§ **WORK TO BE COMPLETED**
Return all lines where the word "matplotlib" can be found.

§ **SOURCE MATERIAL**
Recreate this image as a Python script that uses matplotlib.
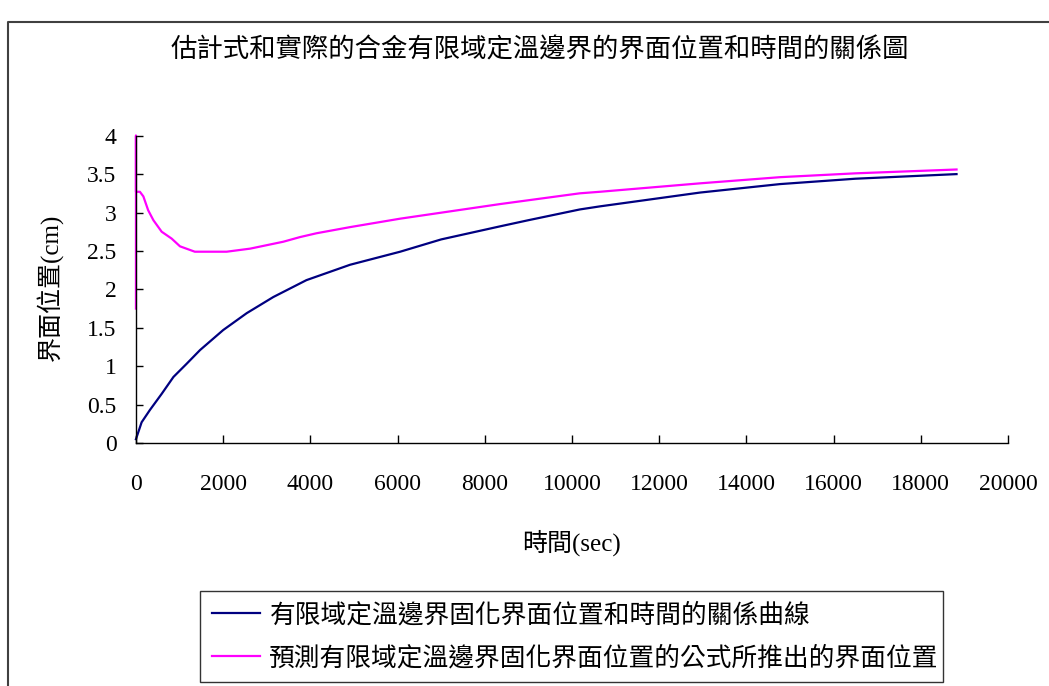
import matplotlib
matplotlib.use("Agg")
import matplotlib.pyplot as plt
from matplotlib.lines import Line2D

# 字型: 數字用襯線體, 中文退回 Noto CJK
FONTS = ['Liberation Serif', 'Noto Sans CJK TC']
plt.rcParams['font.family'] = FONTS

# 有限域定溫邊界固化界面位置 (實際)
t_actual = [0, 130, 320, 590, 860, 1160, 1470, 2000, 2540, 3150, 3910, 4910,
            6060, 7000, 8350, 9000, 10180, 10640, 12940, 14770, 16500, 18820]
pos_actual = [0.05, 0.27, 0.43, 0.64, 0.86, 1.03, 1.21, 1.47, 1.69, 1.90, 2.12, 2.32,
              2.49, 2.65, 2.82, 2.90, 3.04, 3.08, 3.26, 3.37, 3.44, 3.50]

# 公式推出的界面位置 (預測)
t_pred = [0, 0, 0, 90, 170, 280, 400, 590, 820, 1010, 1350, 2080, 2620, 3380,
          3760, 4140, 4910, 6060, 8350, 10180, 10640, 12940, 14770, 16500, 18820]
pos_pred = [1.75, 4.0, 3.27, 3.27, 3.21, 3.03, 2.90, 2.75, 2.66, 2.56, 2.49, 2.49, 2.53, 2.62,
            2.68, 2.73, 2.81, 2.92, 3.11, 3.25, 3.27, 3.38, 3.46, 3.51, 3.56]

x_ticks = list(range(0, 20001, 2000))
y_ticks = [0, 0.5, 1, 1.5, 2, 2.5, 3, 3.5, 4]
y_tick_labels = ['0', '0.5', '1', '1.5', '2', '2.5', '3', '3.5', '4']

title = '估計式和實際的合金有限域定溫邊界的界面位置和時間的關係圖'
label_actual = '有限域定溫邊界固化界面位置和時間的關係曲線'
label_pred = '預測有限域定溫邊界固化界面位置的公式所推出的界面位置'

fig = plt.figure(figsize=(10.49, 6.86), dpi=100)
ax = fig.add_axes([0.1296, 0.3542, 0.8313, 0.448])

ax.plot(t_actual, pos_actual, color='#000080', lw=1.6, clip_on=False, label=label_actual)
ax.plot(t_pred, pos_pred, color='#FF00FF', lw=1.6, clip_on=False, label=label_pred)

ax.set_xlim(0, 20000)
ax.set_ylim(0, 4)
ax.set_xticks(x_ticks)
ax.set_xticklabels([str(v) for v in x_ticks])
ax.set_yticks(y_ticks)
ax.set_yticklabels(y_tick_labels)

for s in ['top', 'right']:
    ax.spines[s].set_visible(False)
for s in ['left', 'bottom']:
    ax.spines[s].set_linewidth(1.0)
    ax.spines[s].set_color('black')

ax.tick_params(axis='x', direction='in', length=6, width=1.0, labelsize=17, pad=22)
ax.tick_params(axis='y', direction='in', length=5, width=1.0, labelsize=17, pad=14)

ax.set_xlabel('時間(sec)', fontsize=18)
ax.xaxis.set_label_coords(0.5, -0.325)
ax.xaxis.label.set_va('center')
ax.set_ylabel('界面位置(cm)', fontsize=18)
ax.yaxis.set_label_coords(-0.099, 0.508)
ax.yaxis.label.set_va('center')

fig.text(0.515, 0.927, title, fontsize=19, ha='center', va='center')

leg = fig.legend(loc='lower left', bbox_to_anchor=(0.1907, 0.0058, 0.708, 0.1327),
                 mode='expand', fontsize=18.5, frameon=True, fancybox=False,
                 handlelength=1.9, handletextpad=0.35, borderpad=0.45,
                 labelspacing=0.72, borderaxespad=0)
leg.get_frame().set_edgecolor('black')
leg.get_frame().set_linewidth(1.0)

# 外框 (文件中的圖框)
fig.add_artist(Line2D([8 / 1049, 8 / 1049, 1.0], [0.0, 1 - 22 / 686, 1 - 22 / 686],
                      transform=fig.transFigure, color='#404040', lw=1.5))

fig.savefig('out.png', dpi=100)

§ **THE SOLUTION**
Recreate this image as a Python script that uses matplotlib.
import matplotlib
matplotlib.use("Agg")
import matplotlib.pyplot as plt
from matplotlib.lines import Line2D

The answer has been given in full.